Though the identity of investments is usually kept confidential by Burford and companies like it, Burford’s involvement in the Lago Agrio case has been dribbling into public view since December, thanks to a series of wildly improbable events, which we’ll get to later. For anyone curious about the young, controversial, and highly opaque field of litigation finance, this fortuitous development provides a rare opportunity to see how it works in practice.

Thanks to a complicated funding structure, Burford and other investors become the primary beneficiaries of any settlement reached.  In fact, if the settlement comes in low enough, the investors may be the only people who get paid.  They have a claim on the first $55 million at a mathematical floor of $69.5 million, and the rest would go to other investors, thanks to a “distribution waterfall” that puts the Ecuadorian peasants on whose benefit the suit was filed at the back of the bus — after the investors and lawyers.

If this sounds sleazy, well, yes it is.  In fact, the notion of litigation finance was so offensive at one time that American law barred it as “champerty,” according to Parloff.  But the times, they are a-changing, and the lawyers are leading the way:

Basically, financing someone else’s lawsuit was considered immoral because “intermeddling” in the disputes of others fomented discord for pecuniary gain.

Though these practices may still carry a stigma with older lawyers, about half the 50 states have either repealed the laws or shredded them with exceptions. Meanwhile, England and Australia have embraced litigation financing even more enthusiastically than America has. The majority view in the U.S. today seems to be that bans on third-party funding are Puritanical archaisms. …

So there has arisen in recent years an array of litigation-finance businesses that serve a variety of niche markets. At least six companies, according to a 2010 Rand Institute for Civil Justice study, now specialize in making investments in “commercial disputes,” which Rand analyst Steven Garber defines as “business-against-business” cases. In addition to Burford, they are Juridica Capital (another Guernsey-based publicly traded hedge fund), Calunius Capital, Juris Capital, ARCA Capital, and IMF (an Australian-based publicly traded fund). Some diversified financial institutions, like Credit Suisse (CS), Allianz , and Deutsche Bank (DB), also have units that specialize in litigation financing.

Most of the time, these financial arrangements remain confidential, which is one reason why this practice hasn’t yet permeated the public consciousness.  Thanks to the ineptitude and self-promotion of the plaintiffs’ attorney in this case, though, the lid finally came off:

Burford’s agreement with the Lago Agrio plaintiffs was subject to confidentiality restrictions at least as severe, which were supposed to last for seven years after the contract’s termination. But thanks to lead U.S. plaintiffs’ lawyer Steven Donziger, it’s now come to light. When Donziger invited that moviemaker into his strategy and bull sessions in 2006, he inadvertently waived the attorney-client privilege to everything that took place there and more. After viewing hair-raising outtakes from the documentary (subpoenaed by Chevron) along with other evidence, three U.S. judges found that privileges protecting other documents had also been waived under an exception that applies when lawyers might be involved in a fraud or crime. Finally, Judge Kaplan ruled that Donziger had waived privileges to still other information through gamesmanship in responding to Chevron’s subpoenas.

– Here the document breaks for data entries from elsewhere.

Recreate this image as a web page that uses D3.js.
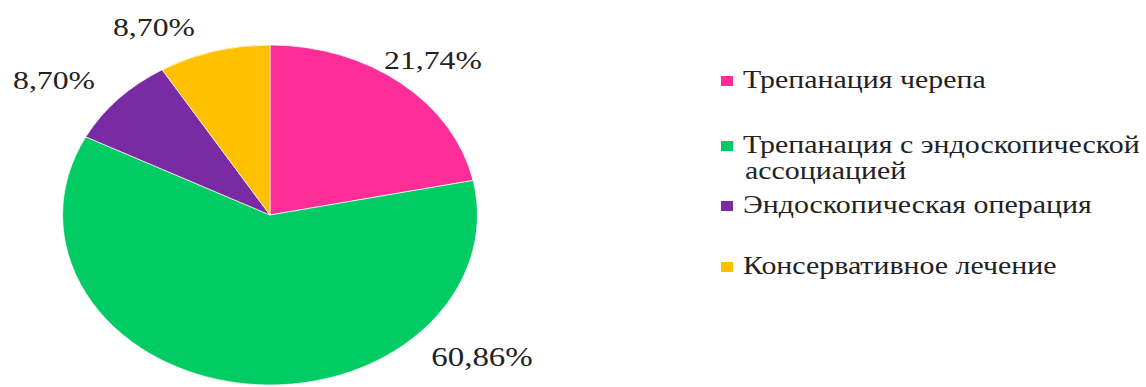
<!DOCTYPE html>
<html><head><meta charset="utf-8">
<script src="https://cdn.jsdelivr.net/npm/d3@7"></script>
<style>html,body{margin:0;padding:0;background:#fff;} text{font-family:'Liberation Serif','Times New Roman',serif;}</style>
</head><body>
<svg id="chart" width="1146" height="387"></svg>
<script>
const categories = ["Трепанация черепа", "Трепанация с эндоскопической ассоциацией", "Эндоскопическая операция", "Консервативное лечение"];
const values = [21.74, 60.86, 8.70, 8.70];
const labels = ["21,74%", "60,86%", "8,70%", "8,70%"];
const colors = ["#FF2D98", "#00CC63", "#7A2BA3", "#FFC000"];
const legendLines = [["Трепанация черепа"], ["Трепанация с эндоскопической", "ассоциацией"], ["Эндоскопическая операция"], ["Консервативное лечение"]];

const SX = 1.22; // horizontal stretch of the original image
const svg = d3.select("#chart");
const root = svg.append("g").attr("transform", `scale(${SX},1)`);

const cx = 270 / SX, cy = 215, R = 170;
const pie = d3.pie().sort(null).value(d => d);
const arcs = pie(values);
const arc = d3.arc().innerRadius(0).outerRadius(R);

const pg = root.append("g").attr("transform", `translate(${cx},${cy})`);
pg.selectAll("path").data(arcs).enter().append("path")
  .attr("d", arc).attr("fill", (d, i) => colors[i])
  .attr("stroke", "#fff").attr("stroke-width", 0.6);

// label placement (layout): position in reference pixels of text centre / baseline
const labelPos = [[433, 69], [482, 366], [54, 89], [154, 36]];
const labelSize = [26, 27, 26, 26];
root.selectAll("text.lbl").data(labels).enter().append("text")
  .attr("class", "lbl")
  .attr("x", (d, i) => labelPos[i][0] / SX)
  .attr("y", (d, i) => labelPos[i][1])
  .attr("text-anchor", "middle")
  .attr("font-size", (d, i) => labelSize[i])
  .attr("fill", "#222")
  .text(d => d);

// legend
const legY = [88, 153, 213, 274];
const lg = root.append("g");
categories.forEach((c, i) => {
  const y = legY[i];
  lg.append("rect").attr("x", 721 / SX).attr("y", y - 12).attr("width", 12 / SX).attr("height", 10)
    .attr("fill", colors[i]);
  legendLines[i].forEach((ln, j) => {
    lg.append("text").attr("x", (j === 0 ? 743 : 745) / SX).attr("y", y + j * 26)
      .attr("font-size", 24.5).attr("fill", "#222")
      .text(ln);
  });
});
</script>
</body></html>
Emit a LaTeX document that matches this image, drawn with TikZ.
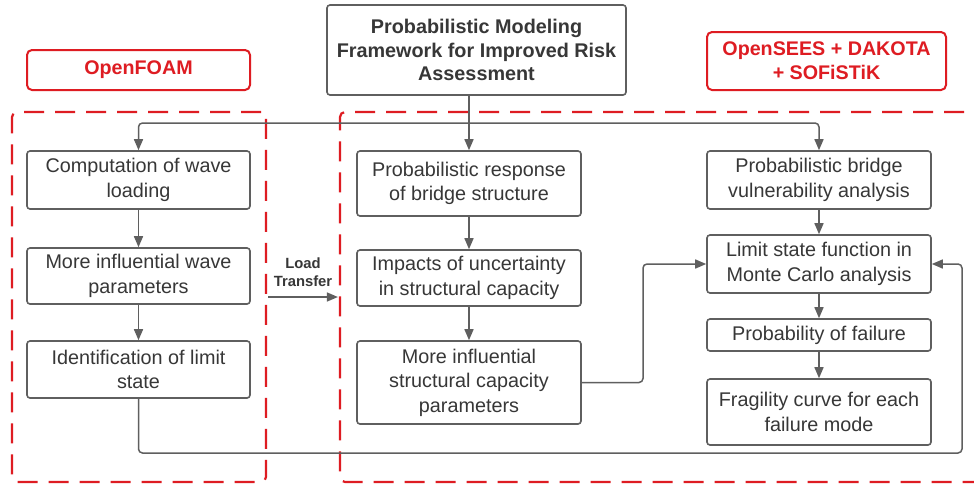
\documentclass[tikz,border=0pt]{standalone}
\usepackage{fontspec}
\setmainfont{Liberation Sans}
\usetikzlibrary{arrows.meta}
\definecolor{gc}{RGB}{95,95,95}
\definecolor{tc}{RGB}{55,55,55}
\definecolor{rc}{RGB}{222,28,34}
\tikzset{
  box/.style={draw=gc, line width=1.6pt, rounded corners=3pt, align=center, inner sep=0pt, text=tc, font=\fontsize{19.8}{24.5}\selectfont},
  tag/.style={draw=rc, line width=2pt, rounded corners=5pt, align=center, inner sep=0pt, text=rc, font=\bfseries\fontsize{19.7}{24}\selectfont},
  region/.style={draw=rc, line width=2.2pt, dash pattern=on 20pt off 11pt, rounded corners=5pt, inner sep=0pt},
  conn/.style={draw=gc, line width=1.5pt, rounded corners=4pt},
  arr/.style={conn, -{Triangle[length=11pt,width=9pt]}},
}
\begin{document}
\begin{tikzpicture}[x=1pt,y=-1pt]
\clip (0,0) rectangle (974,485);
\fill[white] (0,0) rectangle (974,485);
% regions
\node[region, minimum width=254pt, minimum height=370pt] (L) at (139,297) {};
\node[region, minimum width=660pt, minimum height=370pt] (R) at (670,297) {};
% tags
\node[tag, minimum width=223pt, minimum height=40pt] (of) at (138.5,70) {OpenFOAM};
\node[tag, minimum width=239pt, minimum height=58pt] (os) at (826.5,61) {OpenSEES + DAKOTA\\+ SOFiSTiK};
% title
\node[box, font=\bfseries\fontsize{19.8}{23.5}\selectfont, minimum width=299pt, minimum height=90pt] (t) at (476.5,50) {Probabilistic Modeling\\Framework for Improved Risk\\Assessment};
% left column
\node[box, minimum width=223pt, minimum height=58pt] (b1) at (138.5,180) {Computation of wave\\loading};
\node[box, minimum width=223pt, minimum height=56pt] (b2) at (138.5,276) {More influential wave\\parameters};
\node[box, minimum width=223pt, minimum height=57pt] (b3) at (138.5,369.5) {Identification of limit\\state};
% middle column
\node[box, minimum width=224pt, minimum height=65pt] (b4) at (469,183.5) {Probabilistic response\\of bridge structure};
\node[box, minimum width=224pt, minimum height=56pt] (b5) at (469,278) {Impacts of uncertainty\\in structural capacity};
\node[box, minimum width=224pt, minimum height=83pt] (b6) at (469,382.5) {More influential\\structural capacity\\parameters};
% right column
\node[box, minimum width=224pt, minimum height=58pt] (r1) at (819,180) {Probabilistic bridge\\vulnerability analysis};
\node[box, minimum width=224pt, minimum height=58pt] (r2) at (819,264) {Limit state function in\\Monte Carlo analysis};
\node[box, minimum width=224pt, minimum height=32pt] (r3) at (819,335) {Probability of failure};
\node[box, minimum width=224pt, minimum height=66pt] (r4) at (819,412) {Fragility curve for each\\failure mode};
% label
\node[text=tc, font=\bfseries\fontsize{14.8}{18}\selectfont, align=center] (lt) at (303,272) {Load\\Transfer};
% connectors
\coordinate (j) at (469,123);
\draw[conn] (t.south -| j) -- (j);
\draw[arr] (j) -| (b1.north);
\draw[arr] (j) -| (r1.north);
\draw[arr] (j) -- (b4.north);
\draw[arr] (b1) -- (b2);
\draw[arr] (b2) -- (b3);
\draw[arr] (b4) -- (b5);
\draw[arr] (b5) -- (b6);
\draw[arr] (r1) -- (r2);
\draw[arr] (r2) -- (r3);
\draw[arr] (r3) -- (r4);
\draw[arr] ([xshift=1pt]L.east) -- ([xshift=-1pt]L.east -| R.west);
\coordinate (mid) at (643,264);
\draw[arr] (b6.east) -| (mid) -- (r2.west);
\coordinate (fb) at (962,453);
\draw[arr] (b3.south) |- (fb) |- (r2.east);
\end{tikzpicture}
\end{document}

For students of litigation finance, Donziger’s Keystone Kounsel act has been a godsend. It has lifted the veil on practices that are usually pondered only as sterile abstractions. Burford is, moreover, “the largest and most experienced international dispute funder in the world,” as its promotional materials state, so we’re not looking here at some aberrational outlier in the field. Since launching in 2009, Burford has raised $300 million in two public offerings on the London Stock Exchange’s AIM market for emerging companies. Burford’s investment advisory group boasts an all-star management team: Its CEO, Chris Bogart, is a former general counsel of Time Warner (TWX) (Fortune’s publisher’s parent); its nonexecutive chairman, Selvyn Seidel, founded the New York office of Latham & Watkins, a top-drawer U.S. law firm; and its “special ethics counsel” is Geoffrey Hazard Jr., a Sterling professor of law emeritus at Yale Law School and “perhaps the primary figure in legal ethics in the country today,” according to Burford’s website. For those reasons, we can be assured that Burford’s conduct probably represents the very best practices the young industry has to offer.

Be sure to read the long and complicated story in its entirety, and consider this point as you do.  Should we allow investors to incentivize nuisance claims and shakedown class-action suits and further damage our economic strength just to transfer money from corporations to other investors using the poor as a strawman?  Or should we give the Puritans some long overdue credit and start cracking down on “champerty” again?

Update: I credited the story to Forbes, but it should have been Fortune.